### THE EXERCISE
Please reproduce exactly the lines between the line holding "What D3.js code" and the line holding "const y = d3.scaleLinear().domain([0,2500]).range([pB,pT]);", inclusive, leaving out any pictures.

Stored data
>> START

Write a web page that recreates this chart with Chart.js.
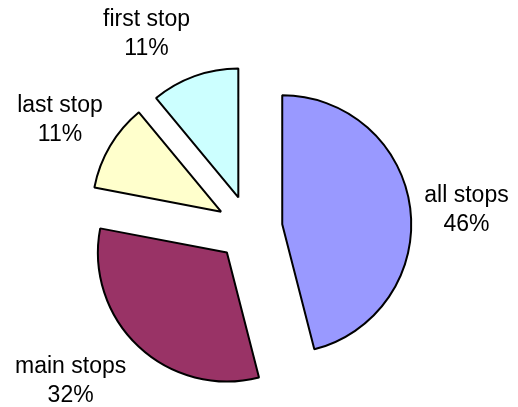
<!DOCTYPE html>
<html>
<head>
<meta charset="utf-8">
<script src="https://cdn.jsdelivr.net/npm/chart.js@4/dist/chart.umd.min.js"></script>
<style>
  html, body { margin: 0; padding: 0; background: #ffffff; }
  #wrap { width: 518px; height: 407px; }
</style>
</head>
<body>
<div id="wrap"><canvas id="c" width="518" height="407"></canvas></div>
<script>
// Share of trips by stop type
const categories = ['all stops', 'main stops', 'last stop', 'first stop'];
const shares = [46, 32, 11, 11];
const valueLabels = ['46%', '32%', '11%', '11%'];

const sliceColors = ['#9999FF', '#993366', '#FFFFCC', '#CCFFFF'];

// Pull every slice out of the pie along its own bisector
const explodePlugin = {
  id: 'explode',
  afterDatasetUpdate(chart, args, opts) {
    const d = opts.distance || 0;
    args.meta.data.forEach(arc => {
      const mid = (arc.startAngle + arc.endAngle) / 2;
      arc.x += Math.cos(mid) * d;
      arc.y += Math.sin(mid) * d;
    });
  }
};

// Two-line category / percentage labels outside each slice
const sliceLabelPlugin = {
  id: 'sliceLabels',
  afterDraw(chart, args, opts) {
    const ctx = chart.ctx;
    const meta = chart.getDatasetMeta(0);
    ctx.save();
    ctx.font = opts.font;
    ctx.fillStyle = opts.color;
    ctx.textAlign = 'center';
    ctx.textBaseline = 'alphabetic';
    meta.data.forEach((arc, i) => {
      const mid = (arc.startAngle + arc.endAngle) / 2;
      const dist = arc.outerRadius + opts.gap;
      const nudge = opts.nudges[i] || [0, 0];
      const x = arc.x + Math.cos(mid) * dist + nudge[0];
      const y = arc.y + Math.sin(mid) * dist + nudge[1];
      const half = opts.lineHeight / 2;
      ctx.fillText(chart.data.labels[i], x, y - half);
      ctx.fillText(valueLabels[i], x, y + half);
    });
    ctx.restore();
  }
};

new Chart(document.getElementById('c'), {
  type: 'pie',
  data: {
    labels: categories,
    datasets: [{
      data: shares,
      backgroundColor: sliceColors,
      borderColor: '#000000',
      borderWidth: 2
    }]
  },
  options: {
    responsive: false,
    animation: false,
    events: [],
    radius: 129,
    layout: { padding: { left: 0, right: 19, top: 50, bottom: 0 } },
    plugins: {
      legend: { display: false },
      tooltip: { enabled: false },
      explode: { distance: 33 },
      sliceLabels: {
        font: '23px "Liberation Sans", Arial, sans-serif',
        color: '#000000',
        gap: 54,
        lineHeight: 29,
        nudges: [[2.7, 14.6], [-31, 2], [-3.6, 8.4], [-29.8, 15.7]]
      }
    }
  },
  plugins: [explodePlugin, sliceLabelPlugin]
});
</script>
</body>
</html>
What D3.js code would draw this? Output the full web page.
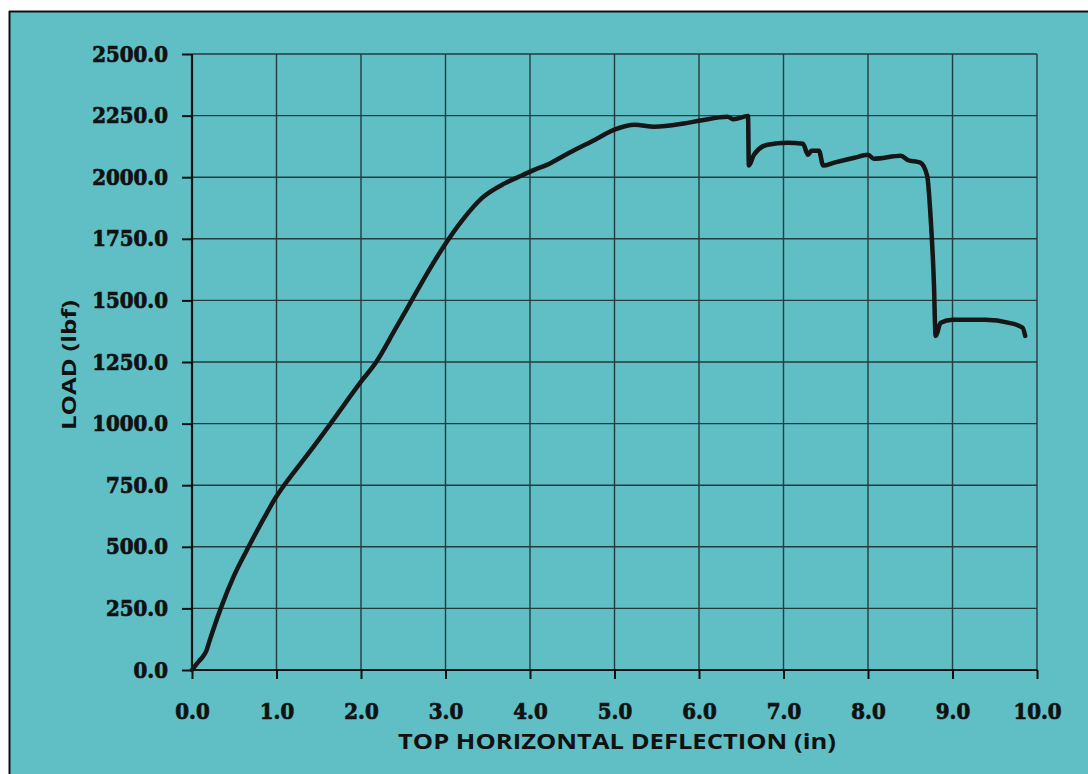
<!DOCTYPE html>
<html><head><meta charset="utf-8">
<script src="https://cdn.jsdelivr.net/npm/d3@7"></script>
<style>
html,body{margin:0;padding:0;background:#fff;}
svg{display:block;}
</style></head>
<body>
<svg id="chart" width="1088" height="774"></svg>
<script>
// Data
const deflection = [0, 0.08, 0.13, 0.17, 0.2, 0.34, 0.5, 0.67, 0.85, 1.0, 1.09, 1.2, 1.45, 1.64, 2.0, 2.18, 2.4, 2.6, 2.8, 3.0, 3.2, 3.44, 3.7, 3.91, 4.05, 4.2, 4.3, 4.46, 4.77, 5.0, 5.24, 5.47, 5.82, 6.02, 6.34, 6.41, 6.58, 6.59, 6.65, 6.81, 7.05, 7.23, 7.29, 7.33, 7.42, 7.47, 7.6, 7.84, 8.0, 8.07, 8.39, 8.47, 8.62, 8.7, 8.74, 8.78, 8.8, 8.86, 9.0, 9.39, 9.67, 9.83, 9.86];
const load = [0, 35, 55, 78, 110, 250, 385, 500, 615, 705, 750, 800, 912, 1000, 1170, 1250, 1380, 1500, 1620, 1730, 1826, 1918, 1975, 2008, 2030, 2050, 2068, 2098, 2152, 2193, 2213, 2205, 2218, 2230, 2245, 2235, 2248, 2047, 2091, 2132, 2140, 2136, 2091, 2107, 2107, 2047, 2059, 2079, 2091, 2075, 2087, 2070, 2059, 2006, 1843, 1571, 1356, 1409, 1421, 1421, 1409, 1389, 1356];
const xTicks = [0,1,2,3,4,5,6,7,8,9,10];
const yTicks = [0,250,500,750,1000,1250,1500,1750,2000,2250,2500];
const xTitle = "TOP HORIZONTAL DEFLECTION (in)";
const yTitle = "LOAD (lbf)";

(function(){
const svg = d3.select("#chart");
const W = 1088, H = 774;
const bg = "#5fbfc5";
const gridColor = "#263b3d";

// page background & frame
svg.append("rect").attr("x",0).attr("y",0).attr("width",W).attr("height",H).attr("fill","#ffffff");
svg.append("rect").attr("x",9).attr("y",11).attr("width",W).attr("height",H).attr("fill",bg);
svg.append("line").attr("x1",9).attr("x2",W).attr("y1",11.5).attr("y2",11.5).attr("stroke","#111").attr("stroke-width",2);
svg.append("line").attr("x1",9.5).attr("x2",9.5).attr("y1",11).attr("y2",H).attr("stroke","#111").attr("stroke-width",2);

const pL = 192, pR = 1037, pT = 54, pB = 670;
const x = d3.scaleLinear().domain([0,10]).range([pL,pR]);
const y = d3.scaleLinear().domain([0,2500]).range([pB,pT]);

// grid
const g = svg.append("g");
g.selectAll("line.hg").data(yTicks.filter(d=>d>0)).join("line")
  .attr("x1",pL).attr("x2",pR)
  .attr("y1",d=>y(d)).attr("y2",d=>y(d))
  .attr("stroke",gridColor).attr("stroke-width",1.4);
g.selectAll("line.vg").data(xTicks.filter(d=>d>0)).join("line")
  .attr("y1",pT).attr("y2",pB)
  .attr("x1",d=>x(d)).attr("x2",d=>x(d))
  .attr("stroke",gridColor).attr("stroke-width",1.4);

// axes
const tickFont = "'DejaVu Serif Condensed', 'DejaVu Serif', serif";
const xAxis = d3.axisBottom(x).tickValues(xTicks).tickSize(9).tickPadding(24)
  .tickFormat(d=>d3.format(".1f")(d));
const yAxis = d3.axisLeft(y).tickValues(yTicks).tickSize(10).tickPadding(14)
  .tickFormat(d=>d3.format(".1f")(d));

const gx = svg.append("g").attr("transform",`translate(0,${pB})`).call(xAxis);
const gy = svg.append("g").attr("transform",`translate(${pL},0)`).call(yAxis);
[gx,gy].forEach(a=>{
  a.select(".domain").attr("stroke","#111").attr("stroke-width",2.2);
  a.selectAll(".tick line").attr("stroke","#111").attr("stroke-width",2);
  a.selectAll(".tick text").attr("fill","#111")
    .attr("stroke","#111").attr("stroke-width",0.7)
    .style("font-family",tickFont).style("font-weight","bold").style("font-size","22px");
});
gx.select(".domain").attr("d",`M${pL},0H${pR}`);
gy.select(".domain").attr("d",`M0,${pB}V${pT}`);

// curve
const pts = deflection.map((d,i)=>[d,load[i]]);
svg.append("path").datum(pts)
  .attr("fill","none").attr("stroke","#161616").attr("stroke-width",4.5)
  .attr("stroke-linejoin","round").attr("stroke-linecap","round")
  .attr("d",d3.line().curve(d3.curveMonotoneX).x(d=>x(d[0])).y(d=>y(d[1])));

// titles
const titleFont = "'Open Sans', 'DejaVu Sans', sans-serif";
svg.append("text").attr("x",(398+836)/2).attr("y",749)
  .attr("text-anchor","middle").attr("fill","#111")
  .attr("textLength",438).attr("lengthAdjust","spacingAndGlyphs")
  .style("font-family",titleFont).style("font-weight","bold").style("font-size","22px")
  .text(xTitle);
svg.append("text").attr("transform","translate(76,365) rotate(-90)")
  .attr("text-anchor","middle").attr("fill","#111")
  .attr("textLength",130).attr("lengthAdjust","spacingAndGlyphs")
  .style("font-family",titleFont).style("font-weight","bold").style("font-size","20px")
  .text(yTitle);
})();
</script>
</body></html>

>> END

### SOLUTION TO THIS PROBLEM
What D3.js code would draw this? Output the full web page.
<!DOCTYPE html>
<html><head><meta charset="utf-8">
<script src="https://cdn.jsdelivr.net/npm/d3@7"></script>
<style>
html,body{margin:0;padding:0;background:#fff;}
svg{display:block;}
</style></head>
<body>
<svg id="chart" width="1088" height="774"></svg>
<script>
// Data
const deflection = [0, 0.08, 0.13, 0.17, 0.2, 0.34, 0.5, 0.67, 0.85, 1.0, 1.09, 1.2, 1.45, 1.64, 2.0, 2.18, 2.4, 2.6, 2.8, 3.0, 3.2, 3.44, 3.7, 3.91, 4.05, 4.2, 4.3, 4.46, 4.77, 5.0, 5.24, 5.47, 5.82, 6.02, 6.34, 6.41, 6.58, 6.59, 6.65, 6.81, 7.05, 7.23, 7.29, 7.33, 7.42, 7.47, 7.6, 7.84, 8.0, 8.07, 8.39, 8.47, 8.62, 8.7, 8.74, 8.78, 8.8, 8.86, 9.0, 9.39, 9.67, 9.83, 9.86];
const load = [0, 35, 55, 78, 110, 250, 385, 500, 615, 705, 750, 800, 912, 1000, 1170, 1250, 1380, 1500, 1620, 1730, 1826, 1918, 1975, 2008, 2030, 2050, 2068, 2098, 2152, 2193, 2213, 2205, 2218, 2230, 2245, 2235, 2248, 2047, 2091, 2132, 2140, 2136, 2091, 2107, 2107, 2047, 2059, 2079, 2091, 2075, 2087, 2070, 2059, 2006, 1843, 1571, 1356, 1409, 1421, 1421, 1409, 1389, 1356];
const xTicks = [0,1,2,3,4,5,6,7,8,9,10];
const yTicks = [0,250,500,750,1000,1250,1500,1750,2000,2250,2500];
const xTitle = "TOP HORIZONTAL DEFLECTION (in)";
const yTitle = "LOAD (lbf)";

(function(){
const svg = d3.select("#chart");
const W = 1088, H = 774;
const bg = "#5fbfc5";
const gridColor = "#263b3d";

// page background & frame
svg.append("rect").attr("x",0).attr("y",0).attr("width",W).attr("height",H).attr("fill","#ffffff");
svg.append("rect").attr("x",9).attr("y",11).attr("width",W).attr("height",H).attr("fill",bg);
svg.append("line").attr("x1",9).attr("x2",W).attr("y1",11.5).attr("y2",11.5).attr("stroke","#111").attr("stroke-width",2);
svg.append("line").attr("x1",9.5).attr("x2",9.5).attr("y1",11).attr("y2",H).attr("stroke","#111").attr("stroke-width",2);

const pL = 192, pR = 1037, pT = 54, pB = 670;
const x = d3.scaleLinear().domain([0,10]).range([pL,pR]);
const y = d3.scaleLinear().domain([0,2500]).range([pB,pT]);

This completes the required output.